## Set exercise
Nothing after the line with "from matplotlib.lines import Line2D" belongs in the copy; extract the lines below from the top through that line, pictures left out.

----------------------------------------

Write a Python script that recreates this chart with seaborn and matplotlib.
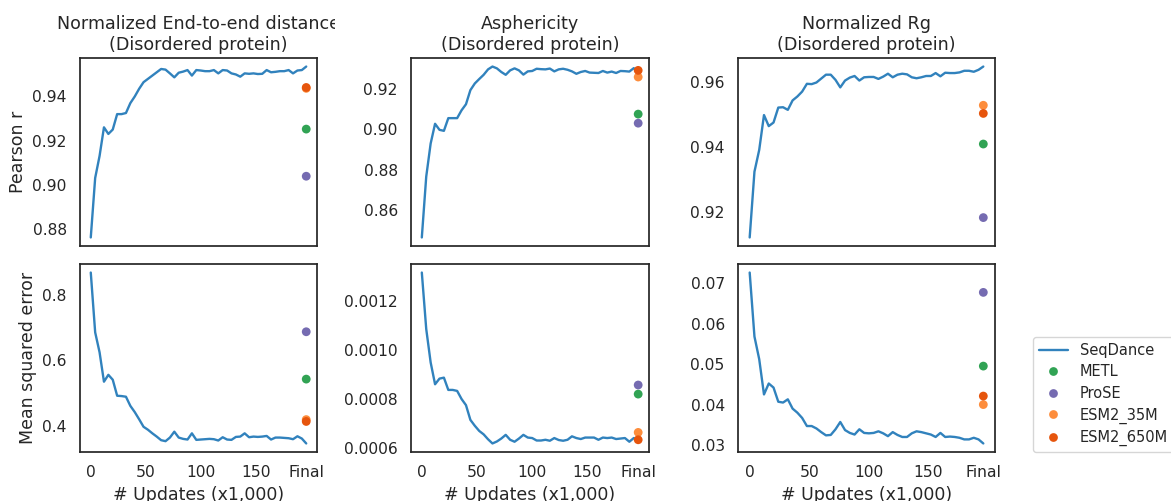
import numpy as np
import pandas as pd
import matplotlib
matplotlib.use("Agg")
import matplotlib.pyplot as plt
import seaborn as sns
from matplotlib.transforms import Bbox, TransformedBbox
from matplotlib.lines import Line2D

sns.set_theme(style="white", context="notebook")
plt.rcParams["font.family"] = ["DejaVu Sans"]

# ---------------- data ----------------
updates = [0, 4, 8, 12, 16, 20, 24, 28, 32, 36, 40, 44, 48, 52, 56, 60, 64, 68, 72, 76,
           80, 84, 88, 92, 96, 100, 104, 108, 112, 116, 120, 124, 128, 132, 136, 140,
           144, 148, 152, 156, 160, 164, 168, 172, 176, 180, 184, 188, 192, 196]
final_x = 196
xtick_vals = [0, 50, 100, 150, 196]
xtick_labels = ["0", "50", "100", "150", "Final"]

titles = ["Normalized End-to-end distance\n(Disordered protein)",
          "Asphericity\n(Disordered protein)",
          "Normalized Rg\n(Disordered protein)"]
row_labels = ["Pearson r", "Mean squared error"]
xlabel = "# Updates (x1,000)"

models = ["METL", "ProSE", "ESM2_35M", "ESM2_650M"]
colors = {"SeqDance": "#3182bd", "METL": "#31a354", "ProSE": "#756bb1",
          "ESM2_35M": "#fd8d3c", "ESM2_650M": "#e6550d"}

# SeqDance curves
e2e_r = [0.876, 0.903, 0.913, 0.926, 0.923, 0.925, 0.932, 0.932, 0.9325, 0.937,
         0.940, 0.9435, 0.9465, 0.948, 0.9495, 0.951, 0.9525, 0.9522, 0.9505, 0.9487,
         0.9508, 0.9513, 0.952, 0.9495, 0.952, 0.9518, 0.9515, 0.9515, 0.952, 0.9505,
         0.952, 0.9518, 0.9505, 0.950, 0.949, 0.9505, 0.9503, 0.9505, 0.9502, 0.9503,
         0.952, 0.951, 0.9512, 0.9515, 0.9515, 0.952, 0.9505, 0.9518, 0.952, 0.9536]
e2e_mse = [0.869, 0.686, 0.625, 0.535, 0.556, 0.541, 0.492, 0.491, 0.489, 0.461,
           0.442, 0.420, 0.397, 0.388, 0.377, 0.367, 0.356, 0.353, 0.364, 0.382,
           0.364, 0.360, 0.358, 0.377, 0.357, 0.358, 0.359, 0.360, 0.359, 0.355,
           0.365, 0.358, 0.357, 0.366, 0.367, 0.377, 0.365, 0.367, 0.366, 0.367,
           0.369, 0.358, 0.364, 0.364, 0.363, 0.362, 0.359, 0.368, 0.361, 0.346]
asph_r = [0.8464, 0.8766, 0.893, 0.9028, 0.8998, 0.8993, 0.9056, 0.9056, 0.9056, 0.9095,
          0.9125, 0.9195, 0.9228, 0.925, 0.9271, 0.9298, 0.9312, 0.9303, 0.9285, 0.9271,
          0.9293, 0.9303, 0.9293, 0.9272, 0.9288, 0.929, 0.9301, 0.9299, 0.9298, 0.9302,
          0.9288, 0.9298, 0.9301, 0.9296, 0.9288, 0.9276, 0.9285, 0.929, 0.9282, 0.9281,
          0.928, 0.929, 0.9282, 0.9287, 0.928, 0.929, 0.9289, 0.9287, 0.9304, 0.9285]
asph_mse = [0.001315, 0.001085, 0.000949, 0.000860, 0.000883, 0.000887, 0.000837, 0.000837,
            0.000833, 0.000800, 0.000775, 0.000715, 0.000691, 0.000670, 0.000656, 0.000636,
            0.000619, 0.000627, 0.000639, 0.000654, 0.000634, 0.000626, 0.000639, 0.000654,
            0.000643, 0.000641, 0.000631, 0.000631, 0.000634, 0.000630, 0.000641, 0.000633,
            0.000630, 0.000634, 0.000648, 0.000641, 0.000637, 0.000643, 0.000643, 0.000643,
            0.000634, 0.000643, 0.000641, 0.000643, 0.000637, 0.000639, 0.000641, 0.000626,
            0.000641, 0.000634]
rg_r = [0.9122, 0.9324, 0.9391, 0.9498, 0.9464, 0.9475, 0.9521, 0.9522, 0.9514, 0.9543,
        0.9555, 0.957, 0.9594, 0.9593, 0.9598, 0.961, 0.9622, 0.9622, 0.9606, 0.9583,
        0.9604, 0.9613, 0.9618, 0.9604, 0.9614, 0.9615, 0.9615, 0.9609, 0.9616, 0.9625,
        0.9614, 0.9622, 0.9625, 0.9623, 0.9614, 0.9611, 0.9614, 0.9618, 0.9618, 0.9627,
        0.9617, 0.9628, 0.9627, 0.9627, 0.9629, 0.9634, 0.9634, 0.9631, 0.9637, 0.9647]
rg_mse = [0.0727, 0.0569, 0.0513, 0.0426, 0.0453, 0.0443, 0.0408, 0.0406, 0.0414, 0.0391,
          0.0381, 0.0368, 0.0348, 0.0348, 0.0342, 0.0333, 0.0325, 0.0326, 0.0340, 0.0358,
          0.0338, 0.0331, 0.0327, 0.0340, 0.0331, 0.0330, 0.0331, 0.0335, 0.0330, 0.0323,
          0.0333, 0.0326, 0.0321, 0.0321, 0.0330, 0.0335, 0.0333, 0.0330, 0.0327, 0.0321,
          0.0331, 0.0321, 0.0322, 0.0321, 0.0319, 0.0315, 0.0315, 0.0319, 0.0315, 0.0305]

# Final values of baseline models: METL, ProSE, ESM2_35M, ESM2_650M
e2e_r_models = [0.9252, 0.9038, 0.9437, 0.9441]
e2e_mse_models = [0.5429, 0.6878, 0.419, 0.4133]
asph_r_models = [0.9076, 0.9031, 0.926, 0.9293]
asph_mse_models = [0.000820, 0.000857, 0.000664, 0.000634]
rg_r_models = [0.9409, 0.9183, 0.9528, 0.9503]
rg_mse_models = [0.0496, 0.0678, 0.0401, 0.0422]

curves = [[e2e_r, asph_r, rg_r], [e2e_mse, asph_mse, rg_mse]]
dots = [[e2e_r_models, asph_r_models, rg_r_models],
        [e2e_mse_models, asph_mse_models, rg_mse_models]]

ytick_sets = [[[0.88, 0.90, 0.92, 0.94], [0.86, 0.88, 0.90, 0.92], [0.92, 0.94, 0.96]],
              [[0.4, 0.6, 0.8], [0.0006, 0.0008, 0.0010, 0.0012],
               [0.03, 0.04, 0.05, 0.06, 0.07]]]
ytick_label_sets = [[["0.88", "0.90", "0.92", "0.94"], ["0.86", "0.88", "0.90", "0.92"],
                     ["0.92", "0.94", "0.96"]],
                    [["0.4", "0.6", "0.8"], ["0.0006", "0.0008", "0.0010", "0.0012"],
                     ["0.03", "0.04", "0.05", "0.06", "0.07"]]]

# ---------------- figure ----------------
fig = plt.figure(figsize=(11.71, 5.01), dpi=100)
W, H = 1171.0, 501.0
col_px = [(80, 317), (411, 649), (738, 995)]
row_px = [(58, 246), (264, 452)]

axes = []
for r in range(2):
    row = []
    for c in range(3):
        x0, x1 = col_px[c]
        t, b = row_px[r]
        ax = fig.add_axes([x0 / W, 1 - b / H, (x1 - x0) / W, (b - t) / H])
        row.append(ax)
    axes.append(row)

for r in range(2):
    for c in range(3):
        ax = axes[r][c]
        df_line = pd.DataFrame({"x": updates, "y": curves[r][c]})
        sns.lineplot(data=df_line, x="x", y="y", ax=ax, color=colors["SeqDance"],
                     linewidth=1.7, zorder=2)
        df_dots = pd.DataFrame({"x": [final_x] * len(models), "y": dots[r][c],
                                "model": models})
        sns.scatterplot(data=df_dots, x="x", y="y", hue="model", palette=colors,
                        hue_order=models, ax=ax, s=40, edgecolor="none", linewidth=0,
                        legend=False, zorder=3)
        ax.set_xticks(xtick_vals)
        if r == 0:
            ax.set_xticklabels([])
            ax.set_xlabel("")
        else:
            ax.set_xticklabels(xtick_labels)
            ax.set_xlabel(xlabel, fontsize=12.5)
        ax.set_yticks(ytick_sets[r][c])
        ax.set_yticklabels(ytick_label_sets[r][c])
        ax.set_ylabel(row_labels[r] if c == 0 else "", fontsize=12.5)
        ax.tick_params(labelsize=11.2)
        for sp in ax.spines.values():
            sp.set_color(".15")
            sp.set_linewidth(1.25)

for c in range(3):
    t = axes[0][c].set_title(titles[c], fontsize=12.6)
    if c == 0:
        clip = TransformedBbox(Bbox([[0, 0], [334.5 / W, 1]]), fig.transFigure)
        t.set_clip_box(clip)
        t.set_clip_on(True)

handles = [Line2D([0], [0], color=colors["SeqDance"], lw=1.7, label="SeqDance")]
for m in models:
    handles.append(Line2D([0], [0], marker="o", color="none", markerfacecolor=colors[m],
                          markeredgecolor="none", markersize=6.3, label=m))
fig.legend(handles=handles, loc="upper left", bbox_to_anchor=(1033 / W, 1 - 337 / H),
           borderaxespad=0, fontsize=10.5, labelspacing=0.45, frameon=True)

fig.savefig("out.png", dpi=100)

----------------------------------------

## Solution below
Write a Python script that recreates this chart with seaborn and matplotlib.
import numpy as np
import pandas as pd
import matplotlib
matplotlib.use("Agg")
import matplotlib.pyplot as plt
import seaborn as sns
from matplotlib.transforms import Bbox, TransformedBbox
from matplotlib.lines import Line2D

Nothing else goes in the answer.